What should diners know about Shanghainese flavors?

This cuisine is characterized by a balance of sweet and savory flavors, with a slight emphasis on sweetness. The use of sugar and soy sauce is common in Shanghainese dishes — they create a rich umami flavor. Vinegar is also key in many Shanghainese dishes, adding a sour note that balances the sweetness. For example, in this event menu, traditional Shanghainese dishes include Pork Soup Dumplings (Xiaolongbao) and Pork with sauced noodles feature rich, savory broths and tender meats.

What does it mean to be a chef at this time, amidst reports of bigotry toward Asian-Americans?

I’m proud to contribute to the diverse culinary scene and share the flavors and techniques of Shanghainese and Chinese cuisine.
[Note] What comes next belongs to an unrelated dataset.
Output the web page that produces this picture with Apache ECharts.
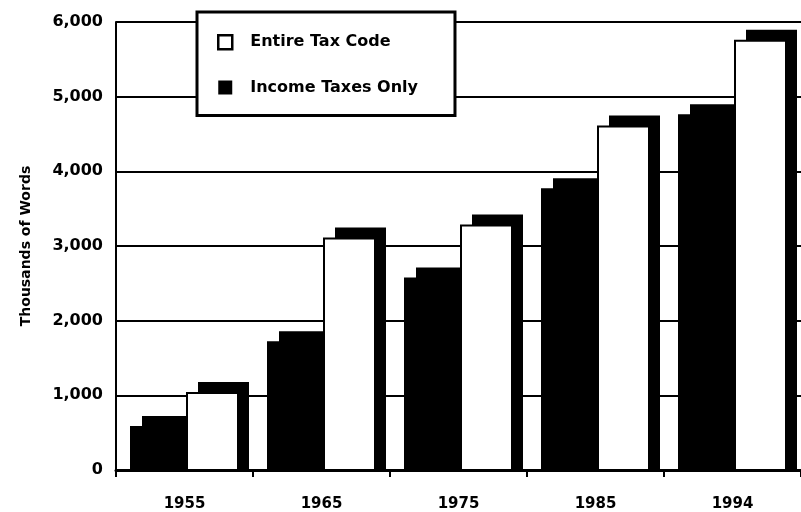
<!DOCTYPE html>
<html>
<head>
<meta charset="utf-8">
<title>Tax code length</title>
<script src="https://cdn.jsdelivr.net/npm/echarts@6/dist/echarts.min.js"></script>
<style>
  html, body { margin: 0; padding: 0; background: #fff; }
  #chart { width: 801px; height: 512px; }
</style>
</head>
<body>
<div id="chart"></div>
<script>
// data (thousands of words)
const years = ['1955', '1965', '1975', '1985', '1994'];
const incomeTaxesOnly = [575, 1710, 2565, 3760, 4750];
const entireTaxCode = [1030, 3100, 3275, 4600, 5750];
const yMin = 0;
const yMax = 6000;
const yStep = 1000;

const FONT = 'DejaVu Sans';
// box look: front face width, gap between the two boxes, depth of the extrusion
const BAR_W = 51;
const BAR_GAP = 5;
const DEPTH_X = 11;
const DEPTH_Y = 11;

// draws one extruded box per category, slot 0 = left, slot 1 = right
function boxRenderer(slot, fill) {
  return function (params, api) {
    const base = api.coord([api.value(0), 0]);
    const top = api.coord([api.value(0), api.value(1)]);
    const x = slot === 0 ? base[0] - BAR_GAP / 2 - BAR_W : base[0] + BAR_GAP / 2;
    const h = base[1] - top[1];
    return {
      type: 'group',
      children: [
        {
          type: 'rect',
          shape: { x: x + DEPTH_X, y: top[1] - DEPTH_Y, width: BAR_W, height: h + DEPTH_Y },
          style: { fill: '#000' }
        },
        {
          type: 'rect',
          shape: { x: x, y: top[1], width: BAR_W, height: h },
          style: { fill: fill, stroke: '#000', lineWidth: 2 }
        }
      ]
    };
  };
}

const chart = echarts.init(document.getElementById('chart'));

chart.setOption({
  backgroundColor: '#fff',
  animation: false,
  grid: { left: 116, right: -7, top: 22, bottom: 41 },
  legend: {
    orient: 'vertical',
    left: 197,
    top: 12,
    padding: [22, 37, 20, 20],
    itemWidth: 14,
    itemHeight: 14,
    itemGap: 29,
    backgroundColor: '#fff',
    borderColor: '#000',
    borderWidth: 3,
    selectedMode: false,
    textStyle: { fontFamily: FONT, fontWeight: 'bold', fontSize: 16, color: '#000', padding: [0, 0, 0, 13] },
    data: [
      { name: 'Entire Tax Code', icon: 'rect', itemStyle: { color: '#fff', borderColor: '#000', borderWidth: 2.5 } },
      { name: 'Income Taxes Only', icon: 'rect', itemStyle: { color: '#000' } }
    ]
  },
  xAxis: {
    type: 'category',
    data: years,
    axisLine: { lineStyle: { color: '#000', width: 3 } },
    axisTick: { show: true, interval: 0, length: 7, lineStyle: { color: '#000', width: 2 } },
    axisLabel: { margin: 27, fontFamily: FONT, fontWeight: 'bold', fontSize: 15, color: '#000' },
    splitLine: { show: false }
  },
  yAxis: {
    type: 'value',
    min: yMin,
    max: yMax,
    interval: yStep,
    name: 'Thousands of Words',
    nameLocation: 'middle',
    nameRotate: 90,
    nameGap: 83,
    nameTextStyle: { fontFamily: FONT, fontWeight: 'bold', fontSize: 14, color: '#000' },
    axisLine: { show: true, lineStyle: { color: '#000', width: 2 } },
    axisTick: { show: false },
    axisLabel: {
      margin: 13,
      fontFamily: FONT,
      fontWeight: 'bold',
      fontSize: 16,
      color: '#000',
      formatter: v => v.toLocaleString('en-US')
    },
    splitLine: { lineStyle: { color: '#000', width: 2 } }
  },
  series: [
    {
      name: 'Income Taxes Only',
      type: 'custom',
      itemStyle: { color: '#000' },
      encode: { x: 0, y: 1 },
      data: incomeTaxesOnly.map((v, i) => [i, v]),
      renderItem: boxRenderer(0, '#000')
    },
    {
      name: 'Entire Tax Code',
      type: 'custom',
      itemStyle: { color: '#fff' },
      encode: { x: 0, y: 1 },
      data: entireTaxCode.map((v, i) => [i, v]),
      renderItem: boxRenderer(1, '#fff')
    }
  ]
});
</script>
</body>
</html>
However, I’m also aware of the challenges and prejudices faced by the Asian-American community and feel a responsibility to promote understanding and respect for all cultures. Being a chef is both a privilege and a responsibility, and I am committed to using my skills to positively contribute to the community.

Corey Moore

How do you know Garces? What is your vibe about him and the Chef-in-Residence program? 

I’ve known Garces for 15 years now, meeting first when he visited our restaurant and tried our handmade Pork Soup dumplings, which he loved. He often returned to our restaurant with his family, and we eventually became friends. We also became business partners, as I made frozen Pork Soup dumplings for his casino restaurants. My vibe about Garces is positive. I appreciate his love for good food and his willingness to collaborate. And I’m excited to be part of the Chef-in-Residence program at Volver, where I’ll use higher-end ingredients, refine my cooking techniques, and create new dishes featuring local and seasonal ingredients.
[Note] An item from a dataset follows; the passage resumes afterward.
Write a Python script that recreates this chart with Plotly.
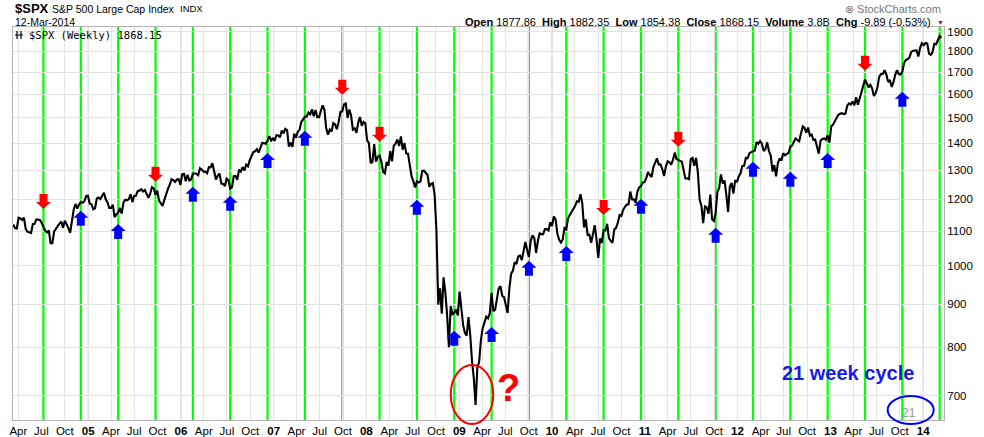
import pandas as pd
import plotly.graph_objects as go

# ---------------- data (weekly closes) ----------------
close_2004 = [1120, 1109, 1108, 1141, 1139, 1134, 1141, 1107, 1098, 1096, 1094, 1121, 1122, 1136, 1135,
              1134, 1125, 1112, 1101, 1096, 1102, 1064, 1064, 1099, 1108, 1113, 1123, 1129, 1110, 1132,
              1122, 1109, 1095, 1130, 1167, 1185, 1170, 1183, 1191, 1189, 1194, 1211, 1212]
close_2005 = [1186, 1184, 1168, 1171, 1203, 1206, 1201, 1211, 1222, 1200, 1190, 1172, 1172, 1182, 1143,
              1152, 1157, 1172, 1154, 1190, 1199, 1197, 1201, 1217, 1191, 1211, 1212, 1228, 1229, 1234,
              1226, 1231, 1220, 1205, 1218, 1241, 1237, 1215, 1229, 1196, 1187, 1179, 1199, 1220, 1235,
              1249, 1268, 1265, 1259, 1267, 1268, 1248]
close_2006 = [1285, 1287, 1261, 1284, 1264, 1267, 1287, 1289, 1287, 1282, 1307, 1302, 1295, 1295, 1289,
              1311, 1310, 1325, 1291, 1267, 1280, 1288, 1253, 1252, 1245, 1270, 1265, 1236, 1240, 1279,
              1280, 1266, 1302, 1295, 1311, 1299, 1320, 1314, 1336, 1350, 1366, 1369, 1377, 1364, 1380,
              1401, 1400, 1397, 1409, 1427, 1410, 1418]
close_2007 = [1409, 1431, 1430, 1423, 1449, 1438, 1456, 1451, 1387, 1402, 1386, 1437, 1421, 1444, 1452,
              1484, 1494, 1505, 1505, 1522, 1515, 1536, 1507, 1533, 1503, 1503, 1530, 1553, 1534, 1458,
              1433, 1453, 1445, 1479, 1474, 1454, 1484, 1525, 1527, 1557, 1561, 1500, 1535, 1509, 1453,
              1458, 1440, 1481, 1504, 1468, 1484, 1478]
close_2008 = [1411, 1401, 1325, 1330, 1396, 1331, 1349, 1353, 1331, 1294, 1289, 1330, 1316, 1370, 1332,
              1390, 1398, 1414, 1389, 1426, 1375, 1400, 1361, 1360, 1318, 1278, 1262, 1240, 1261, 1257,
              1260, 1297, 1298, 1292, 1283, 1242, 1252, 1255, 1213, 1099, 899, 940, 877, 969, 930,
              873, 800, 896, 876, 879, 887, 873]
close_2009 = [932, 890, 850, 832, 826, 869, 827, 770, 735, 683, 757, 768, 816, 843, 857,
              870, 866, 878, 929, 883, 887, 919, 940, 946, 921, 918, 896, 879, 940, 979,
              987, 1010, 1005, 1026, 1029, 1016, 1042, 1068, 1044, 1025, 1071, 1087, 1080, 1036, 1069,
              1093, 1091, 1091, 1106, 1106, 1102, 1127, 1115]
close_2010 = [1145, 1136, 1092, 1074, 1066, 1075, 1109, 1105, 1139, 1150, 1160, 1167, 1179, 1194, 1192,
              1217, 1187, 1111, 1136, 1088, 1089, 1065, 1092, 1118, 1076, 1022, 1078, 1065, 1103, 1102,
              1122, 1079, 1071, 1065, 1105, 1110, 1126, 1149, 1147, 1166, 1176, 1183, 1183, 1226, 1200,
              1200, 1189, 1225, 1240, 1244, 1257, 1258]
close_2011 = [1272, 1293, 1283, 1276, 1311, 1329, 1343, 1320, 1321, 1304, 1279, 1313, 1332, 1328, 1320,
              1337, 1364, 1340, 1338, 1333, 1331, 1300, 1271, 1271, 1268, 1340, 1344, 1316, 1345, 1292,
              1199, 1179, 1124, 1177, 1174, 1154, 1216, 1136, 1131, 1155, 1225, 1238, 1285, 1253, 1264,
              1216, 1159, 1244, 1255, 1219, 1265, 1258]
close_2012 = [1278, 1289, 1315, 1316, 1345, 1343, 1362, 1366, 1370, 1371, 1404, 1397, 1408, 1398, 1370,
              1378, 1403, 1369, 1353, 1295, 1318, 1278, 1325, 1343, 1335, 1362, 1354, 1357, 1363, 1386,
              1391, 1405, 1418, 1411, 1407, 1438, 1466, 1460, 1441, 1461, 1429, 1433, 1412, 1414, 1380,
              1360, 1409, 1416, 1418, 1413, 1430, 1402]
close_2013 = [1466, 1472, 1486, 1503, 1513, 1518, 1520, 1516, 1518, 1551, 1561, 1556, 1569, 1553, 1588,
              1555, 1582, 1614, 1634, 1667, 1650, 1631, 1643, 1627, 1593, 1606, 1632, 1680, 1692, 1692,
              1710, 1691, 1656, 1664, 1633, 1655, 1688, 1710, 1692, 1690, 1703, 1745, 1759, 1762, 1771,
              1798, 1804, 1806, 1805, 1775, 1818, 1841]
close_2014 = [1831, 1842, 1839, 1790, 1783, 1797, 1838, 1836, 1859, 1878, 1868]

first_friday = ["2004-03-12", "2005-01-07", "2006-01-06", "2007-01-05", "2008-01-04", "2009-01-02",
                "2010-01-08", "2011-01-07", "2012-01-06", "2013-01-04", "2014-01-03"]
yearly_closes = [close_2004, close_2005, close_2006, close_2007, close_2008, close_2009,
                 close_2010, close_2011, close_2012, close_2013, close_2014]

# 21-week cycle lines
cycle_dates = ["2004-07-09", "2004-12-03", "2005-04-29", "2005-09-23", "2006-02-17", "2006-07-14",
               "2006-12-08", "2007-05-04", "2007-09-28", "2008-02-22", "2008-07-18", "2008-12-12",
               "2009-05-08", "2009-10-02", "2010-02-26", "2010-07-23", "2010-12-17", "2011-05-13",
               "2011-10-07", "2012-03-02", "2012-07-27", "2012-12-21", "2013-05-17", "2013-10-11",
               "2014-03-07"]

# analyst arrows (date, price at the arrow tip)
red_arrow_dates = ["2004-07-09", "2005-09-23", "2007-09-28", "2008-02-22", "2010-07-23", "2011-05-13",
                   "2013-05-17"]
red_arrow_prices = [1169, 1259, 1599, 1405, 1150, 1386, 1707]
blue_arrow_dates = ["2004-12-03", "2005-04-29", "2006-02-17", "2006-07-14", "2006-12-08", "2007-05-04",
                    "2008-07-18", "2008-12-12", "2009-05-08", "2009-10-02", "2010-02-26", "2010-12-17",
                    "2011-10-07", "2012-03-02", "2012-07-27", "2012-12-21", "2013-10-11"]
blue_arrow_prices = [1163, 1122, 1242, 1212, 1363, 1448, 1199, 837, 846, 1014, 1056, 1202,
                     1110, 1330, 1294, 1363, 1612]

y_ticks = [700, 800, 900, 1000, 1100, 1200, 1300, 1400, 1500, 1600, 1700, 1800, 1900]
month_names = {4: "Apr", 7: "Jul", 10: "Oct"}

# ---------------- build ----------------
dates, closes = [], []
for start, vals in zip(first_friday, yearly_closes):
    dates.extend(pd.date_range(start=start, periods=len(vals), freq="W-FRI"))
    closes.extend(vals)

x_range = ["2004-03-11", "2014-03-24"]
tick_vals, tick_text = [], []
for yr in range(2004, 2015):
    for m in (1, 4, 7, 10):
        d = pd.Timestamp(yr, m, 1)
        if pd.Timestamp(x_range[0]) < d < pd.Timestamp(x_range[1]):
            tick_vals.append(d)
            tick_text.append(f"<b>{yr % 100:02d}</b>" if m == 1 else month_names[m])

W, H = 984, 437
ML, MR, MT, MB = 13, 40, 27, 17
PW, PH = W - ML - MR, H - MT - MB


def px(x):
    return (x - ML) / PW


def py(y):
    return (H - MB - y) / PH


fig = go.Figure()
fig.add_trace(go.Scatter(x=dates, y=closes, mode="lines",
                         line=dict(color="black", width=2.1), hoverinfo="skip", showlegend=False))

shapes = []
for yr in range(2005, 2015):
    shapes.append(dict(type="line", xref="x", yref="paper", x0=f"{yr}-01-01", x1=f"{yr}-01-01",
                       y0=0, y1=1, line=dict(color="#c4c4c4", width=1), layer="between"))
for d in cycle_dates:
    shapes.append(dict(type="line", xref="x", yref="paper", x0=d, x1=d, y0=0, y1=1,
                       line=dict(color="#00ff00", width=2.2), layer="between"))

down_path = "M0,0 L-7.5,7 L-4,7 L-4,15 L4,15 L4,7 L7.5,7 Z"
up_path = "M0,0 L-7.5,-7 L-4,-7 L-4,-15 L4,-15 L4,-7 L7.5,-7 Z"
for d, p in zip(red_arrow_dates, red_arrow_prices):
    shapes.append(dict(type="path", xref="x", yref="y", xsizemode="pixel", ysizemode="pixel",
                       xanchor=d, yanchor=p, path=down_path, fillcolor="#ff0000",
                       line=dict(width=0), layer="above"))
for d, p in zip(blue_arrow_dates, blue_arrow_prices):
    shapes.append(dict(type="path", xref="x", yref="y", xsizemode="pixel", ysizemode="pixel",
                       xanchor=d, yanchor=p, path=up_path, fillcolor="#0000ff",
                       line=dict(width=0), layer="above"))

# red ellipse around the 2009 low, blue ellipse round the "21"
shapes.append(dict(type="circle", xref="paper", yref="paper", x0=px(450.7), x1=px(493.3),
                   y0=py(424), y1=py(365), line=dict(color="#ff0000", width=2)))
shapes.append(dict(type="circle", xref="paper", yref="paper", x0=px(887.7), x1=px(933.7),
                   y0=py(424), y1=py(396), line=dict(color="#0000ff", width=2)))

# legend icon
shapes.append(dict(type="line", xref="paper", yref="paper", x0=px(17), x1=px(17), y0=py(39), y1=py(31),
                   line=dict(color="black", width=1.2)))
shapes.append(dict(type="line", xref="paper", yref="paper", x0=px(21), x1=px(21), y0=py(39), y1=py(31),
                   line=dict(color="black", width=1.2)))
shapes.append(dict(type="line", xref="paper", yref="paper", x0=px(15), x1=px(23), y0=py(35), y1=py(35),
                   line=dict(color="black", width=1)))

F = "Liberation Sans, Arial, sans-serif"
annotations = [
    dict(x=px(13), y=py(9), text="<b>$SPX</b>", font=dict(family=F, size=13, color="black"),
         xanchor="left", yanchor="middle"),
    dict(x=px(50), y=py(9), text="S&P 500 Large Cap Index", font=dict(family=F, size=10.5, color="black"),
         xanchor="left", yanchor="middle"),
    dict(x=px(178), y=py(9), text="INDX", font=dict(family=F, size=9.5, color="black"),
         xanchor="left", yanchor="middle"),
    dict(x=px(13), y=py(22.5), text="12-Mar-2014", font=dict(family=F, size=10.5, color="black"),
         xanchor="left", yanchor="middle"),
    dict(x=px(933), y=py(22.5),
         text="<b>Open</b> 1877.86  <b>High</b> 1882.35  <b>Low</b> 1854.38  <b>Close</b> 1868.15  "
              "<b>Volume</b> 3.8B  <b>Chg</b> -9.89 (-0.53%)",
         font=dict(family=F, size=11, color="black"), xanchor="right", yanchor="middle"),
    dict(x=px(940), y=py(23), text="▼", font=dict(family=F, size=7, color="#8b1a3a"),
         xanchor="center", yanchor="middle"),
    dict(x=px(943), y=py(9.5), text="⊗ StockCharts.com", font=dict(family=F, size=11, color="#777777"),
         xanchor="right", yanchor="middle"),
    dict(x=px(27), y=py(35), text="$SPX (Weekly) 1868.15",
         font=dict(family="DejaVu Sans Mono, monospace", size=10.5, color="black"),
         xanchor="left", yanchor="middle"),
    dict(x=px(509), y=py(388), text="<b>?</b>", font=dict(family=F, size=38, color="#ff0000"),
         xanchor="center", yanchor="middle"),
    dict(x=px(847.5), y=py(372.5), text="<b>21 week cycle</b>", font=dict(family=F, size=20, color="#1a1ae6"),
         xanchor="center", yanchor="middle"),
    dict(x=px(909), y=py(413), text="21", font=dict(family=F, size=12, color="#999999"),
         xanchor="center", yanchor="middle"),
]
for a in annotations:
    a.update(xref="paper", yref="paper", showarrow=False)

fig.update_layout(
    width=W, height=H,
    margin=dict(l=ML, r=MR, t=MT, b=MB, pad=0),
    paper_bgcolor="white", plot_bgcolor="white",
    shapes=shapes, annotations=annotations, showlegend=False,
    xaxis=dict(type="date", range=x_range, tickmode="array", tickvals=tick_vals, ticktext=tick_text,
               showgrid=True, gridcolor="#e3e3e3", gridwidth=1, ticks="", zeroline=False,
               showline=True, linecolor="#b4b4b4", linewidth=1, mirror=True, automargin=False,
               tickfont=dict(family=F, size=11.5, color="black")),
    yaxis=dict(type="log", range=[2.8165, 3.2844], side="right", tickmode="array", tickvals=y_ticks,
               ticktext=[str(v) for v in y_ticks], showgrid=True, gridcolor="#e3e3e3", gridwidth=1,
               ticks="", zeroline=False, showline=True, linecolor="#b4b4b4", linewidth=1, mirror=True,
               automargin=False, tickfont=dict(family=F, size=11.5, color="black")),
)

fig.write_html("out.html", config={"displayModeBar": False},
               post_script="document.body.style.margin='0';document.body.style.padding='0';"
                           "document.body.style.overflow='hidden';")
Tell us about the beef dish and the walnut shrimp. 

I added several fusion dishes to the menu – Curry Chicken, Honey Walnut Shrimp, Black Pepper Steak. They are Chinese-American cuisines, adapted to suit American tastes and differ from traditional Chinese cuisine in their use of stronger spices and seasonings. The Honey Walnut Shrimp is so unique because it typically consists of crispy shrimp that has been coated in a sweet, creamy sauce and served with candied walnuts. The combination of sweet and savory flavors is not commonly found in traditional Chinese cuisine, and the use of walnuts as a key ingredient is also unusual.

And the mango tapioca pudding? Please discuss its origins and your twists.
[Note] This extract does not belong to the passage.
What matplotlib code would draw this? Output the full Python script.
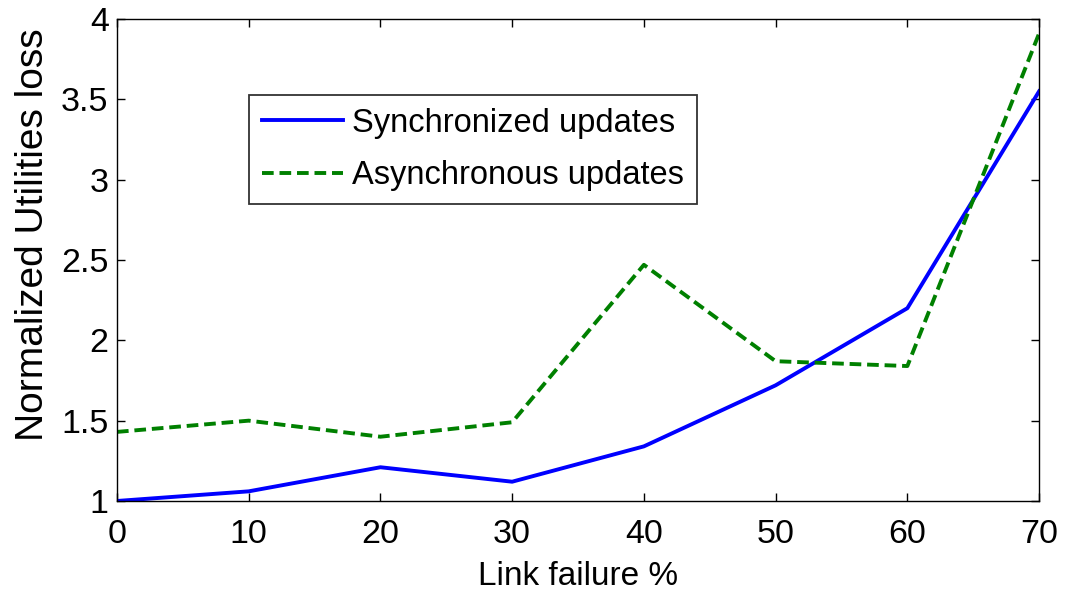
import numpy as np
import matplotlib
matplotlib.use("Agg")
import matplotlib.pyplot as plt

plt.rcParams['font.family'] = ['Liberation Sans Narrow', 'Liberation Sans', 'DejaVu Sans']

failure = [0, 10, 20, 30, 40, 50, 60, 70]
sync_loss = [1.00, 1.06, 1.21, 1.12, 1.34, 1.72, 2.20, 3.55]
async_loss = [1.43, 1.50, 1.40, 1.49, 2.47, 1.87, 1.84, 3.91]

fig = plt.figure(figsize=(10.76, 6.02), dpi=100)
ax = fig.add_axes([0.1087, 0.1678, 0.8570, 0.8006])

ax.plot(failure, sync_loss, color=(0, 0, 1), lw=2.8, label="Synchronized updates")
ax.plot(failure, async_loss, color=(0, 0.5, 0), lw=2.8, dashes=(3.0, 1.5),
        label="Asynchronous updates")

ax.set_xlim(0, 70)
ax.set_ylim(1, 4)
ax.set_xticks(np.arange(0, 71, 10))
ax.set_yticks([1, 1.5, 2, 2.5, 3, 3.5, 4])
ax.set_yticklabels(["1", "1.5", "2", "2.5", "3", "3.5", "4"])
ax.tick_params(direction='in', length=6, width=1, top=True, right=True,
               labelsize=24.5)
ax.tick_params(axis='x', pad=13)
ax.tick_params(axis='y', pad=6)
for s in ax.spines.values():
    s.set_linewidth(1.0)

ax.set_xlabel("Link failure %", fontsize=24, labelpad=8)
ax.set_ylabel("Normalized Utilities loss", fontsize=28)
ax.yaxis.set_label_coords(-0.071, 0.552)

leg = ax.legend(loc='upper left', bbox_to_anchor=(0.143, 0.843), fontsize=23.5,
                frameon=True, fancybox=False, edgecolor='black',
                handlelength=2.5, handletextpad=0.25, labelspacing=0.65,
                borderpad=0.4, borderaxespad=0)
leg.get_frame().set_linewidth(1.3)

fig.savefig("out.png", dpi=100)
Mango tapioca pudding is a dessert that originated in Southeast Asia, countries like Southern China, Thailand, Malaysia, and the Philippines. It is a popular dessert that is typically made with cooked tapioca pearls, coconut milk, and fresh mango. The mango tapioca pudding that I made consists of four distinct layers providing varying flavors and textures – fresh mango chunks for a sweet and fruity base. The second layer is tapioca pearls, which are soft and chewy and provide a subtle flavor that compliments the mango. The third and main layer is a coconut mango cream, which provides a creamy and rich texture with a tropical flavor. This layer is likely made up of coconut milk, mango puree, and other ingredients to create a smooth and luscious cream. Finally, the top layer is another layer of fresh mango, which provides a burst of fresh fruit flavor and also adds a nice visual element to the dessert.

What do you call what you do, and all that this menu signifies?

I think of myself as a food porter and creator. By bringing traditional Shanghainese cuisine to Philadelphia, I aim to share the amazing and delicious flavors of my hometown with a wider audience. At the same time, I also enjoy creating fusion dishes that add more variety and excitement to my menu. Something that only comes through in my cooking is my perfectionistic nature. I’m constantly striving to create the perfect dish, experimenting…until I feel like I’ve achieved my desired result. This trait can be frustrating, but it’s also what drives me to create dishes that are truly special and unique.